Mahkeme-i kübrada milyarlar ehl-i iman olan davacılar tarafından Kur’an hakikatlerine hizmet eden Nur talebelerini mahkûm ve perişan etmek isteyenlerden ve sizlerden sorulsa ki: “Serbestiyet kanunuyla dinsizlerin, komünistlerin neşriyatlarına ve anarşiliği yetiştiren cemiyetlerine müsamahakârane bakıp ilişmediğiniz halde, vatanı ve milleti anarşistlikten ve dinsizlik ve ahlâksızlıktan ve vatandaşlarını ölümün idam-ı ebedîsinden kurtarmaya çalışan Risale-i Nur talebelerini, hapisler ve tazyiklerle perişan etmek istediniz!” diye sizlerden sorulsa ne cevap vereceksiniz?
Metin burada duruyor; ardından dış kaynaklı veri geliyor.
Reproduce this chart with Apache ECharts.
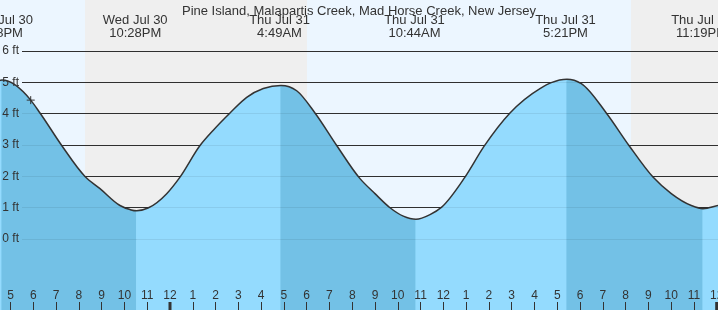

Biz de sizlerden soruyoruz! Onlara demiştim. O zaman o insaflı, adaletli zatlar bizi beraet ettirdiler, adliyenin adaletini gösterdiler.

Dördüncüsü: Ben bekliyordum ki: Ya Ankara ya Afyon beni sorguda –pek büyük meseleler için Nurların o meselelere hizmeti cihetinde– bir meşveret dairesine alıp bir sual-cevap beklerdim. Evet, üç yüz elli milyon Müslümanların eski kardeşliğini ve muhabbetini ve hüsn-ü zannını ve manevî yardımlarını bu memleketteki millete kazandıracak çareleri bulmak ki en kuvvetli çare ve vesile Risale-i Nur olduğuna delil şudur:

Bu sene Mekke-i Mükerreme’de gayet büyük bir âlim hem Hint lisanına hem Arap lisanına Nur’un büyük mecmualarını tercüme edip Hindistan’a ve Arabistan’a göndererek en kuvvetli nokta-i istinadımız olan vahdet ve uhuvvet-i İslâmiyeyi temine çalıştığı gibi Türk milletinin daima dinde ve imanda ileri olduğunu Nur Risaleleri gösteriyor, demişler.

Hem beklerdim ki “Vatanımızda anarşiliğe inkılab eden komünist tehlikesine karşı Nurların tesirleri ne derecededir ve bu mübarek vatan, bu dehşetli seyelandan nasıl muhafaza edilecek?” gibi dağ misillü meselelerin sorulmasının lüzumu varken, sinek kanadı kadar ehemmiyeti olmayan ve hiçbir medar-ı mes’uliyet olmayan cüz’î ve şahsî garazkârların iftiralarıyla habbe, kubbeler yapılmış meseleler için bu ağır şerait altında hiç ömrümde çekmediğim bir perişaniyetime sebebiyet verildi. Bize üç mahkemenin sorduğu ve beraet verdiği aynı meselelerden ve âdi ve şahsî bir iki mesele için manasız sualler edildi.